▶ WHAT TO WORK ON:
The lines from the top of the material below through the line containing "from bokeh.core.properties import value" are to be printed exactly, with pictures omitted.

▶ INFORMATION SHOWN:
___
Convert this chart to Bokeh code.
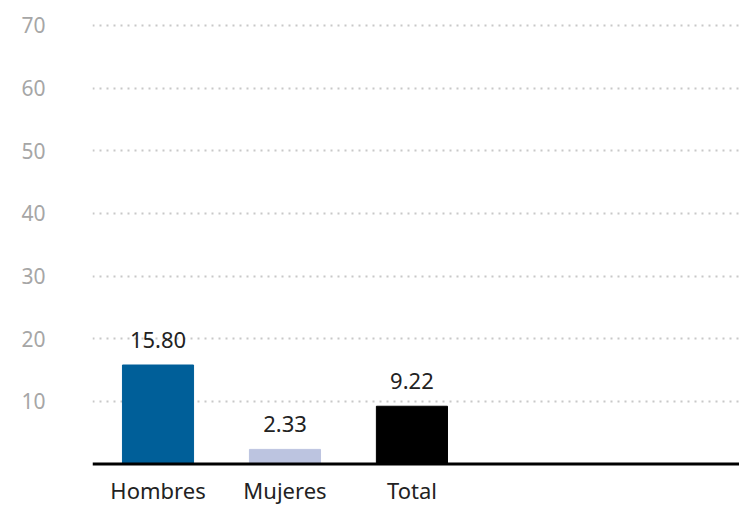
from bokeh.plotting import figure
from bokeh.models import ColumnDataSource, Span, Range1d, FixedTicker
from bokeh.embed import file_html
from bokeh.resources import INLINE
from bokeh.core.properties import value

categories = ["Hombres", "Mujeres", "Total"]
values = [15.80, 2.33, 9.22]
labels = ["15.80", "2.33", "9.22"]
colors = ["#005f99", "#bcc4e0", "#000000"]
y_ticks = [10, 20, 30, 40, 50, 60, 70]

FONT = "Noto Sans"

xpos = list(range(len(categories)))
src = ColumnDataSource(dict(x=xpos, top=values, label=labels, color=colors,
                            cat=categories, zero=[0] * len(categories)))

p = figure(width=739, height=506, output_backend="svg", toolbar_location=None,
           x_range=Range1d(-0.516, 4.58), y_range=Range1d(-6.785, 72.39),
           min_border_left=92, min_border_right=0, min_border_top=10,
           min_border_bottom=0)
p.outline_line_color = None
p.background_fill_color = "white"
p.border_fill_color = "white"

p.vbar(x="x", top="top", bottom=0, width=0.56, color="color", source=src)
p.text(x="x", y="top", text="label", source=src, text_align="center",
       text_baseline="alphabetic", y_offset=-25, text_font=value(FONT),
       text_font_size="22px", text_color="#222222")

# category labels under the baseline
p.text(x="x", y="zero", text="cat", source=src, text_align="center",
       text_baseline="top", y_offset=11, text_font=value(FONT),
       text_font_size="22px", text_color="#222222")

p.add_layout(Span(location=0, dimension="width", line_color="black", line_width=3))

p.xgrid.grid_line_color = None
p.ygrid.ticker = FixedTicker(ticks=y_ticks)
p.ygrid.grid_line_color = "#c8c8c8"
p.ygrid.grid_line_width = 2
p.ygrid.grid_line_dash = "2 5"

p.yaxis.ticker = FixedTicker(ticks=y_ticks)
p.yaxis.axis_line_color = None
p.yaxis.major_tick_line_color = None
p.yaxis.minor_tick_line_color = None
p.yaxis.major_tick_out = 0
p.yaxis.major_label_text_font = FONT
p.yaxis.major_label_text_font_size = "21px"
p.yaxis.major_label_text_color = "#a6a6a6"
p.yaxis.major_label_standoff = 47

p.xaxis.visible = False

open("out.html", "w").write(file_html(p, INLINE))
___
▶ WRITTEN SOLUTION:
Convert this chart to Bokeh code.
from bokeh.plotting import figure
from bokeh.models import ColumnDataSource, Span, Range1d, FixedTicker
from bokeh.embed import file_html
from bokeh.resources import INLINE
from bokeh.core.properties import value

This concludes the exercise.